A ideia inicial era falar especificamente sobre a banda “Os Asteroides”, dos anos 60,  e sobre figuras de destaque do rádio e da música que compartilhavam conosco o mesmo espaço na mídia. Logo percebi que os artistas e os profissionais do rádio à nossa volta eram muito mais importantes que nós d’Os Asteroides. E por isso, mereciam especial atenção. A mídia, como se sabe, nos anos 60, em Rio Preto restringia-se a rádio AM e jornais. A televisão estava engatinhando. Quem folheia o livro logo percebe que não me limitei à ideia original. Enveredei pela história de Rio Preto, desde os seus primórdios. Na parte autobiográfica acabo por passear pelos idos de 1926, quando o Álbum da Comarca estava sendo elaborado. Dessa forma, o leitor se depara com o que chamei fragmentos da história de Rio Preto, de Mirassol e região, na forma de dados, de ilustrações, de declarações, algumas com sabor de ineditismo.

Os relatos sobre os anos 50 — que prefaciam a abordagem sobre os chamados Anos Dourados — nos fazem mergulhar em reminiscências de cidadãos rio-pretenses comuns, de pessoas simples, que depois do jantar traziam as cadeiras para as calçadas ou iam fazer o “quilo” caminhando até o centro, para ouvir uma banda no coreto, comer pipoca na rua Bernardino de Campos, olhar os cartazes do Cine Rio Preto, desfrutar da frescura da fonte da praça.

A Catedral de São José é estampada logo na capa.

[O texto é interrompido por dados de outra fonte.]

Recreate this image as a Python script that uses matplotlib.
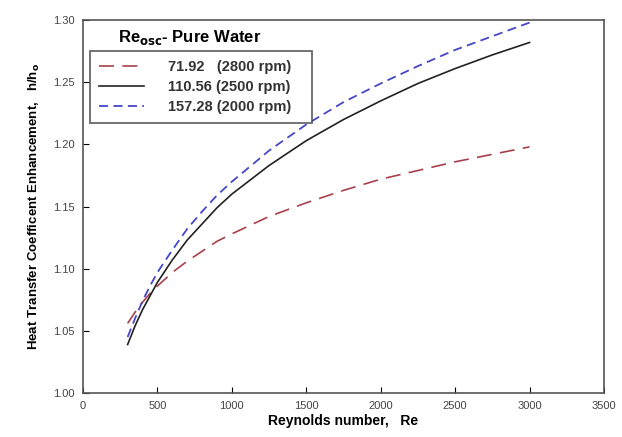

Talvez uma provocação do autor para despertar saudade e sempre um comentário de insatisfação do leitor que não se conforma com a troca da arquitetura de inestimável valor histórico pela nova, de gosto duvidoso. A represa, cartão-postal de Rio Preto, é mostrada numa foto sugestiva também na capa. E a sobriedade da cidade surge em pano de fundo, na beleza inconteste do azul do céu prestes a dar lugar às estrelas, sempre ofuscadas pelos numerosos edifícios iluminados. Ainda na capa, Os Asteroides, em sua segunda fase, na boate do Rio Preto Automóvel Clube. Na quarta capa, comparece por duas vezes o símbolo evocativo da era do rádio — o microfone grandalhão, apelidado “jacaré” pelos profissionais do rádio.

Se o humor que imprimi é refinado, não sei. Tentei. Pelo menos nas menções às gafes do rádio e às agruras por que passei, no que chamo de aventura literária. Assim, a narrativa por vezes é metalinguagem, numa obra que muitos classificam de jornalismo histórico.

Em meio às críticas que faço, nas afirmações que ensejam reflexão, nas dificuldades para edição, já me perguntei se o livro interessa só a rio-pretenses. Acho que não, já que traz passagens históricas que dizem do Brasil e do estado de São Paulo. Apesar da comunicação, na época, restringir-se às ondas do rádio, Rio Preto seguia os padrões da maioria das cidades brasileiras. Isso faz com que o assunto interesse a brasileiros em geral, no meu modo de ver.

Como um velho diário de adolescente se transformou, depois de 30 anos, num livro de 300 páginas, quase 500 notas de rodapé e mais de 100 ilustrações? Bem, acho que sou um asteroide metido a besta.